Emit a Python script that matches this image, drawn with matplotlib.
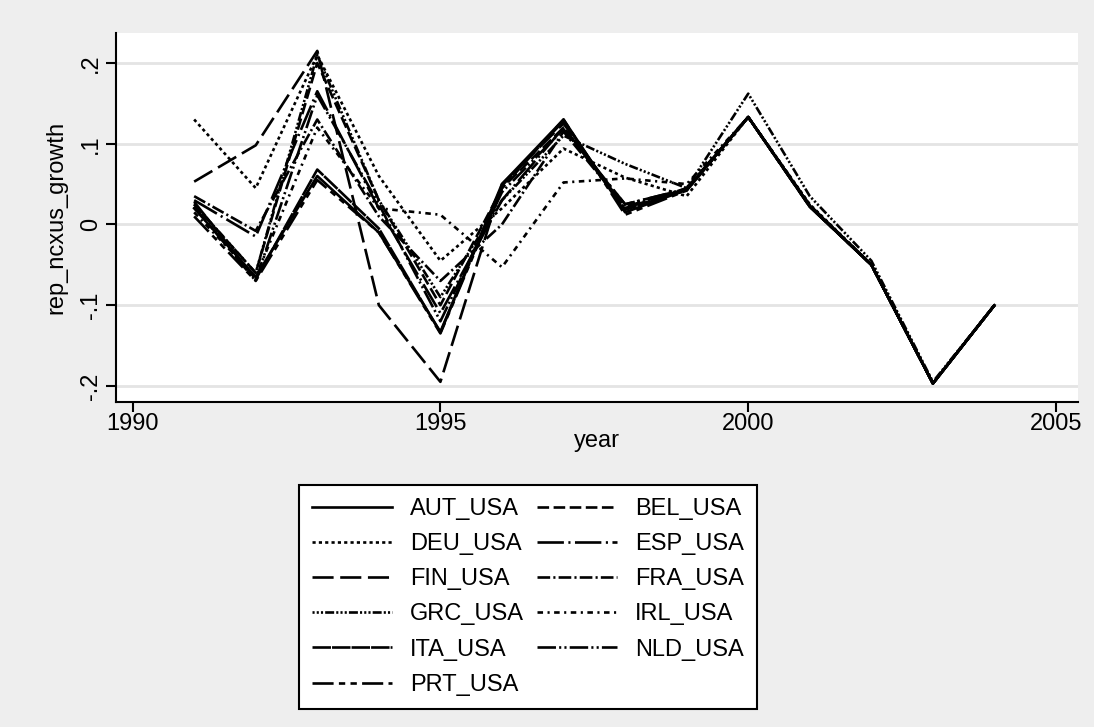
import numpy as np
import matplotlib
matplotlib.use("Agg")
import matplotlib.pyplot as plt

plt.rcParams['font.family'] = ['Liberation Sans', 'DejaVu Sans']

years = np.arange(1991, 2005)

# pair growth series
AUT_USA = [0.020, -0.065, 0.060, -0.010, -0.133, 0.050, 0.130, 0.015, 0.043, 0.133, 0.022, -0.050, -0.197, -0.100]
BEL_USA = [0.025, -0.060, 0.200, 0.030, -0.100, 0.045, 0.120, 0.020, 0.042, 0.133, 0.024, -0.050, -0.197, -0.100]
DEU_USA = [0.130, 0.045, 0.210, 0.060, -0.045, 0.020, 0.094, 0.058, 0.035, 0.133, 0.025, -0.050, -0.197, -0.100]
ESP_USA = [0.030, -0.015, 0.165, 0.020, -0.110, 0.030, 0.120, 0.025, 0.044, 0.133, 0.023, -0.050, -0.197, -0.100]
FIN_USA = [0.053, 0.098, 0.215, -0.100, -0.195, 0.050, 0.125, 0.020, 0.045, 0.133, 0.022, -0.050, -0.197, -0.100]
FRA_USA = [0.035, -0.008, 0.130, 0.010, -0.070, 0.000, 0.115, 0.022, 0.044, 0.133, 0.023, -0.050, -0.197, -0.100]
GRC_USA = [0.025, -0.060, 0.210, 0.030, -0.090, 0.030, 0.110, 0.075, 0.045, 0.162, 0.035, -0.045, -0.195, -0.100]
IRL_USA = [0.015, -0.065, 0.120, 0.020, 0.012, -0.053, 0.052, 0.057, 0.050, 0.133, 0.023, -0.050, -0.197, -0.100]
ITA_USA = [0.028, -0.068, 0.068, -0.005, -0.134, 0.048, 0.128, 0.018, 0.043, 0.133, 0.022, -0.050, -0.197, -0.100]
NLD_USA = [0.022, -0.070, 0.160, 0.025, -0.120, 0.040, 0.118, 0.025, 0.044, 0.133, 0.023, -0.050, -0.197, -0.100]
PRT_USA = [0.010, -0.070, 0.055, -0.010, -0.135, 0.045, 0.130, 0.012, 0.042, 0.133, 0.022, -0.050, -0.197, -0.100]

labels = ["AUT_USA", "BEL_USA", "DEU_USA", "ESP_USA", "FIN_USA", "FRA_USA",
          "GRC_USA", "IRL_USA", "ITA_USA", "NLD_USA", "PRT_USA"]
series = [AUT_USA, BEL_USA, DEU_USA, ESP_USA, FIN_USA, FRA_USA,
          GRC_USA, IRL_USA, ITA_USA, NLD_USA, PRT_USA]

# stata-ish line patterns (units of linewidth)
styles = [
    '-',
    (0, (4.4, 1.7)),
    (0, (1.2, 1.2)),
    (0, (10, 1.7, 0.8, 1.7)),
    (0, (8, 2.5)),
    (0, (4.8, 1.2, 0.8, 1.2)),
    (0, (0.8, 0.8, 0.8, 0.8, 0.8, 0.8, 3.4, 0.8)),
    (0, (2.1, 1.7, 0.8, 1.7)),
    (0, (7, 0.4)),
    (0, (7, 1.2, 0.8, 1.2, 0.8, 1.2)),
    (0, (8, 2, 2.4, 2, 2.4, 2)),
]

bg = '#eeeeee'
fs = 17
fig = plt.figure(figsize=(10.94, 7.27), dpi=100, facecolor=bg)
ax = fig.add_axes([0.106, 0.447, 0.879, 0.508])
ax.set_facecolor('white')

lines = []
for s, lab, ls in zip(series, labels, styles):
    ln, = ax.plot(years, s, color='black', lw=1.9, linestyle=ls, label=lab)
    lines.append(ln)

ax.set_xlim(1989.73, 2005.35)
ax.set_ylim(-0.22, 0.2375)

ax.set_xticks([1990, 1995, 2000, 2005])
ax.set_yticks([-0.2, -0.1, 0, 0.1, 0.2])
ax.set_yticklabels(["-.2", "-.1", "0", ".1", ".2"], rotation=90, va='center')
ax.tick_params(labelsize=fs, length=7, width=1.5, color='black', pad=3)
ax.tick_params(axis='x', pad=1)

ax.grid(axis='y', color='#e4e4e4', lw=2)
ax.set_axisbelow(True)
for sp in ['top', 'right']:
    ax.spines[sp].set_visible(False)
for sp in ['left', 'bottom']:
    ax.spines[sp].set_linewidth(1.5)

ax.set_xlabel("year", fontsize=fs, labelpad=-4)
ax.set_ylabel("rep_ncxus_growth", fontsize=fs, labelpad=9)

# row-major legend like stata
order = [0, 2, 4, 6, 8, 10, 1, 3, 5, 7, 9]
leg = fig.legend([lines[i] for i in order], [labels[i] for i in order],
                 ncol=2, loc='center', bbox_to_anchor=(0.273, 0.023, 0.419, 0.312),
                 mode='expand', borderaxespad=0, fontsize=fs, handlelength=3.4,
                 handletextpad=0.75, columnspacing=1.6, labelspacing=0.56,
                 fancybox=False, edgecolor='black', facecolor='white',
                 framealpha=1, borderpad=0.55)
leg.get_frame().set_linewidth(1.5)

fig.savefig("out.png", dpi=100, facecolor=bg)
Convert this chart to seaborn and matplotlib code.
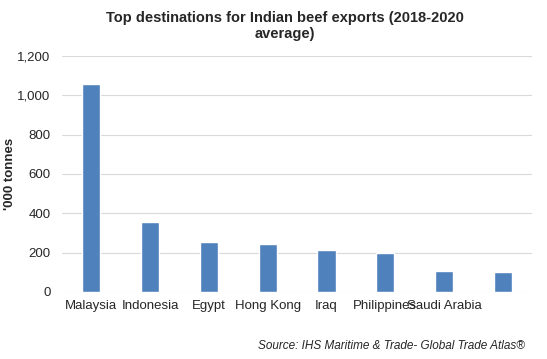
import seaborn as sns
import matplotlib.pyplot as plt
import pandas as pd

countries = ["Malaysia", "Indonesia", "Egypt", "Hong Kong", "Iraq",
             "Philippines", "Saudi Arabia", "Other"]
tick_labels = ["Malaysia", "Indonesia", "Egypt", "Hong Kong", "Iraq",
               "Philippines", "Saudi Arabia", ""]
tonnes = [1058, 357, 256, 241, 215, 200, 108, 103]

sns.set_theme(style="white")
plt.rcParams["font.family"] = ["Liberation Sans", "DejaVu Sans"]

df = pd.DataFrame({"country": countries, "tonnes": tonnes})

fig = plt.figure(figsize=(5.47, 3.59), dpi=100)
ax = fig.add_axes([0.113, 0.187, 0.86, 0.657])
sns.barplot(data=df, x="country", y="tonnes", color="#4F81BD",
            width=0.31, saturation=1, ax=ax, zorder=3)

ax.set_ylim(0, 1200)
ax.set_yticks(range(0, 1201, 200))
ax.set_yticklabels([f"{v:,}" for v in range(0, 1201, 200)], fontsize=9.5)
ax.set_xticks(range(len(tick_labels)))
ax.set_xticklabels(tick_labels, fontsize=9.5)
ax.tick_params(axis="y", length=0, pad=8)
ax.tick_params(axis="x", length=0, pad=6)
ax.yaxis.grid(True, color="#D9D9D9", linewidth=0.8, zorder=0)
for s in ax.spines.values():
    s.set_visible(False)
ax.set_xlabel("")
ax.set_ylabel("'000 tonnes", fontsize=9.5, fontweight="bold")
ax.yaxis.set_label_coords(-0.097, 0.5)

fig.suptitle("Top destinations for Indian beef exports (2018-2020\naverage)",
             x=0.52, y=0.97, fontsize=10.5, fontweight="bold", linespacing=1.2)
fig.text(0.96, 0.036, "Source: IHS Maritime & Trade- Global Trade Atlas®",
         ha="right", va="center", fontsize=8.5, style="italic")

fig.savefig("out.png", dpi=100)
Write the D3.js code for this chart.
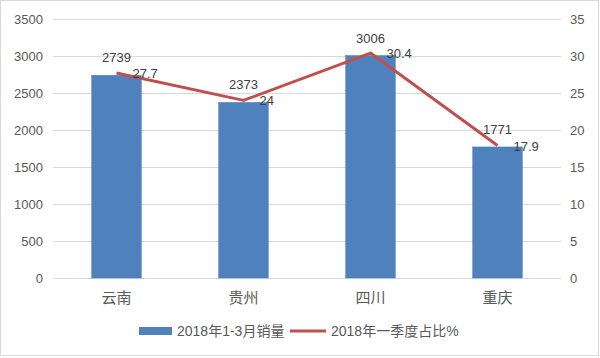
☆ ☆ ☆
Exercise description: Starting at the line containing "Convert this chart" and stopping after the line containing "width=0.31, saturation=1, ax=ax, zorder=3)", give the lines again exactly and leave out every image.

Finished answer:
Convert this chart to seaborn and matplotlib code.
import seaborn as sns
import matplotlib.pyplot as plt
import pandas as pd

countries = ["Malaysia", "Indonesia", "Egypt", "Hong Kong", "Iraq",
             "Philippines", "Saudi Arabia", "Other"]
tick_labels = ["Malaysia", "Indonesia", "Egypt", "Hong Kong", "Iraq",
               "Philippines", "Saudi Arabia", ""]
tonnes = [1058, 357, 256, 241, 215, 200, 108, 103]

sns.set_theme(style="white")
plt.rcParams["font.family"] = ["Liberation Sans", "DejaVu Sans"]

df = pd.DataFrame({"country": countries, "tonnes": tonnes})

fig = plt.figure(figsize=(5.47, 3.59), dpi=100)
ax = fig.add_axes([0.113, 0.187, 0.86, 0.657])
sns.barplot(data=df, x="country", y="tonnes", color="#4F81BD",
            width=0.31, saturation=1, ax=ax, zorder=3)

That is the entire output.